New purpose sought for Johnstown Flood Tax
While it hasn’t exactly flooded the state’s coffers with cash, the Johnstown Flood Tax has taken on a life of its own over 82 years.
Repeal efforts have fallen flat so that the 18 percent tax on liquor continues to generate more than $300 million a year for the state’s General Fund.
A state senator thinks the tax can be put to better use.
Sen. Wayne Langerholc, R-Johnstown, plans to introduce legislation in June that would require 5.6 percent of the annual tax proceeds to be used for Johnstown and other financially distressed cities.

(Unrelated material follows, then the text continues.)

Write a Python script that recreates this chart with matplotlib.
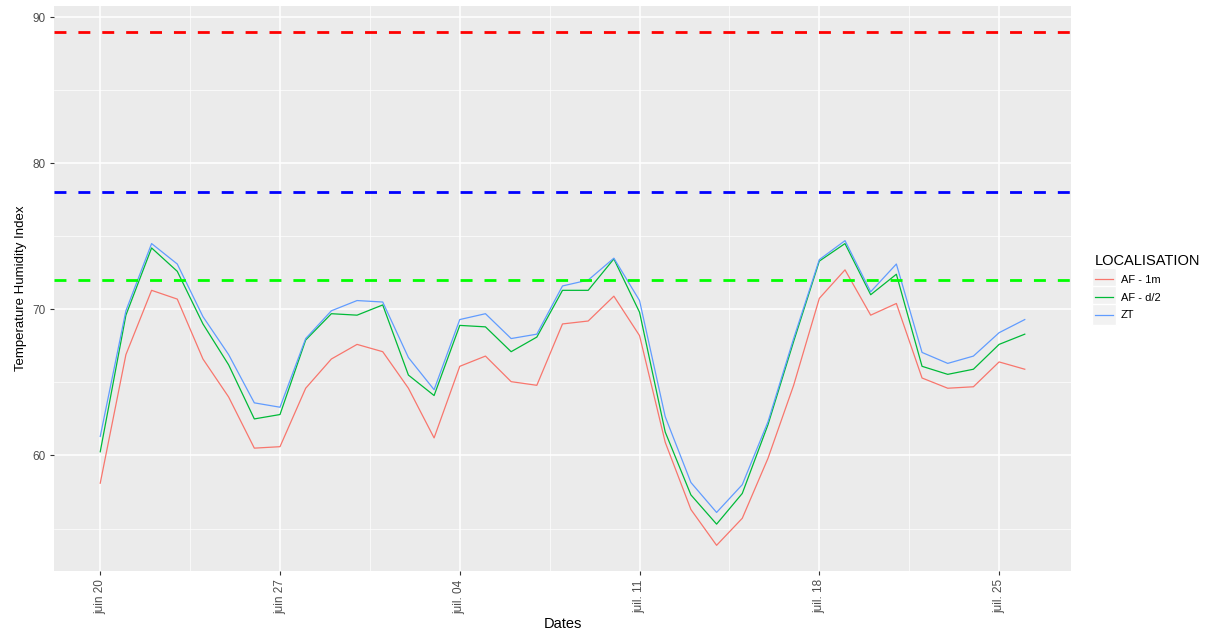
import datetime as dt
import matplotlib
matplotlib.use("Agg")
import matplotlib.pyplot as plt
import matplotlib.dates as mdates
from matplotlib.legend_handler import HandlerLine2D
from matplotlib.patches import Rectangle

plt.rcParams['font.family'] = ['Liberation Sans', 'DejaVu Sans']

# daily THI values, 20 June -> 26 July
start = dt.date(2016, 6, 20)
af_1m = [58.1, 66.9, 71.3, 70.7, 66.6, 64.0, 60.5, 60.6, 64.6, 66.6, 67.6, 67.1,
         64.6, 61.2, 66.1, 66.8, 65.05, 64.8, 69.0, 69.2, 70.9, 68.2, 60.9, 56.3,
         53.85, 55.7, 59.8, 64.8, 70.75, 72.7, 69.6, 70.4, 65.3, 64.6, 64.7, 66.4, 65.9]
af_d2 = [60.25, 69.6, 74.2, 72.6, 69.0, 66.2, 62.5, 62.8, 67.9, 69.7, 69.6, 70.3,
         65.5, 64.1, 68.9, 68.8, 67.1, 68.1, 71.3, 71.3, 73.45, 69.8, 61.6, 57.3,
         55.3, 57.4, 62.1, 67.8, 73.3, 74.5, 71.0, 72.4, 66.1, 65.55, 65.9, 67.6, 68.3]
zt = [61.3, 69.9, 74.5, 73.1, 69.5, 66.9, 63.6, 63.3, 68.0, 69.9, 70.6, 70.5,
      66.7, 64.5, 69.3, 69.7, 68.0, 68.3, 71.6, 72.0, 73.5, 70.6, 62.65, 58.15,
      56.1, 58.0, 62.3, 68.0, 73.4, 74.7, 71.2, 73.1, 67.05, 66.3, 66.8, 68.4, 69.3]
dates = [start + dt.timedelta(days=i) for i in range(len(zt))]

series_names = ['AF - 1m', 'AF - d/2', 'ZT']
series_colors = ['#F8766D', '#00BA38', '#619CFF']

thresholds = [89, 78, 72]
threshold_colors = ['#FF0000', '#0000FF', '#00FF00']

tick_dates = [dt.date(2016, 6, 20), dt.date(2016, 6, 27), dt.date(2016, 7, 4),
              dt.date(2016, 7, 11), dt.date(2016, 7, 18), dt.date(2016, 7, 25)]
tick_labels = ['juin 20', 'juin 27', 'juil. 04', 'juil. 11', 'juil. 18', 'juil. 25']


class HandlerKey(HandlerLine2D):
    # ggplot style legend key: grey square behind the line
    def create_artists(self, legend, orig_handle, xdescent, ydescent, width, height, fontsize, trans):
        bg = Rectangle((-xdescent - 2, -ydescent - 5), width + 4, height + 10,
                       facecolor='#F2F2F2', edgecolor='white', lw=1, transform=trans)
        arts = super().create_artists(legend, orig_handle, xdescent, ydescent, width, height, fontsize, trans)
        return [bg] + arts


fig = plt.figure(figsize=(12.07, 6.30), dpi=100)
ax = fig.add_axes([54 / 1207, 1 - 571 / 630, 1017 / 1207, 565 / 630])
ax.set_facecolor('#EBEBEB')

lines = []
for vals, name, col in zip([af_1m, af_d2, zt], series_names, series_colors):
    l, = ax.plot(dates, vals, color=col, lw=0.9, label=name)
    lines.append(l)

for v, c in zip(thresholds, threshold_colors):
    ax.plot([dates[0], dates[-1]], [v, v], color=c, lw=2, ls=(0, (4.3, 4.3)))

ax.margins(x=0.05, y=0.05)
# hlines cover full width
xl = ax.get_xlim()
for ln in ax.lines[3:]:
    ln.set_xdata(xl)
ax.set_xlim(xl)

ax.set_xticks([mdates.date2num(d) for d in tick_dates])
ax.set_xticklabels(tick_labels, rotation=90, color='#4D4D4D', fontsize=8.5)
ax.set_xticks([mdates.date2num(d) + 3.5 for d in tick_dates[:-1]], minor=True)
ax.set_yticks([60, 70, 80, 90])
ax.set_yticks([55, 65, 75, 85], minor=True)
ax.tick_params(axis='y', labelcolor='#4D4D4D', labelsize=8.5)
ax.tick_params(which='major', color='#333333', length=3, width=0.8, pad=3)
ax.tick_params(which='minor', length=0)
ax.grid(which='major', color='white', lw=1.1)
ax.grid(which='minor', color='white', lw=0.5)
ax.set_axisbelow(True)
for s in ax.spines.values():
    s.set_visible(False)

ax.set_xlabel('Dates', fontsize=10.5, labelpad=2)
ax.set_ylabel('Temperature Humidity Index', fontsize=9.5)

leg = ax.legend(handles=lines, title='LOCALISATION', loc='upper left',
                bbox_to_anchor=(1085 / 1207, 1 - 244 / 630), bbox_transform=fig.transFigure,
                frameon=False, fontsize=8, title_fontsize=10.5, handlelength=1.6,
                handletextpad=0.7, labelspacing=0.7,
                handler_map={matplotlib.lines.Line2D: HandlerKey()})
leg._legend_box.align = 'left'
leg._legend_box.sep = 5

fig.savefig('out.png', dpi=100)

“My bill would restore the original intent of the Johnstown Flood Tax,” Langerholc said. “The money returned to Johnstown would aid in the economic recovery of our city and provide much needed assistance towards those efforts.”
Langerholc’s bill would dedicate a portion of the existing Johnstown Flood Tax to help municipalities designated as “financially distressed” under Act 47, the Municipalities Financial Recovery Act of 1987. Johnstown has been in the program since 1992.
Langerholc has gained several co-sponsors for the proposed legislation, Langerholc’s spokeswoman Gwenn Dando said.
“We want to bring back a small portion of (the tax) to communities that need it,” Dando said.
The tax dates back to the St. Patrick’s Day Flood of 1936 , which devastated portions of Johnstown and Pittsburgh. It had been only 47 years since the Flood of 1889, which resulted in more than 2,200 deaths in the Johnstown area.
Although the loss of life in 1936 was much smaller, the property damage exceeded $40 million, said Richard Burkert, president and CEO of the Johnstown Area Heritage Association, which operates the Johnstown Flood Museum.
In the flood’s immediate aftermath — and only three years after the repeal of Prohibition — the state Legislature passed a 10 percent tax on liquor sales to raise money for flood relief.
“They used Johnstown’s notoriety to pass an emergency tax to fund the recovery efforts for the Western Pennsylvania areas that were affected by that flood,” Burkert said. “It stayed on the books, and at some point it reverted to the General Fund.”
Made permanent in 1951, the tax was increased to 15 percent in 1963 and to 18 percent in 1968, according to the museum website .
Although only 1 percent of the General Fund, the tax’s potential for generating revenue continues to grow. In 2006, it raised $223 million; in 2017, it raised $361 million, according to the state Department of Revenue .
The proceeds are not earmarked for any particular purpose, causing some tax opponents to call for its repeal.
The Facebook group Repeal the Johnstown Flood Tax calls the tax “just one of many prohibitive regulations imposed by the state of Pennsylvania in regards to the purchase, distribution and sale of liquor in the Commonwealth.”
“It is also a microcosm of a bigger problem with government — elected officials (who) are quick to levy ‘temporary’ taxes that never seem to go away,” the repeal group said.
Group members could not be reached for comment.
Langerholc’s bill would generate about $19.3 million annually, according to Department of Revenue estimates.
The money collected by the Treasury would be distributed to the Commonwealth Financing Authority to award grants to municipalities under Act 47. The 2017-2018 budget allocated just under $2 million to those programs, Langerholc said.
“Obviously, (Langerholc) doesn’t want to take more money from people, but if we have this tax, he wants at least a portion to go to its original purpose,” Dando said. “He does feel very passionate about the fact that this was there for Johnstown, and we need it dedicated to these distressed cities.”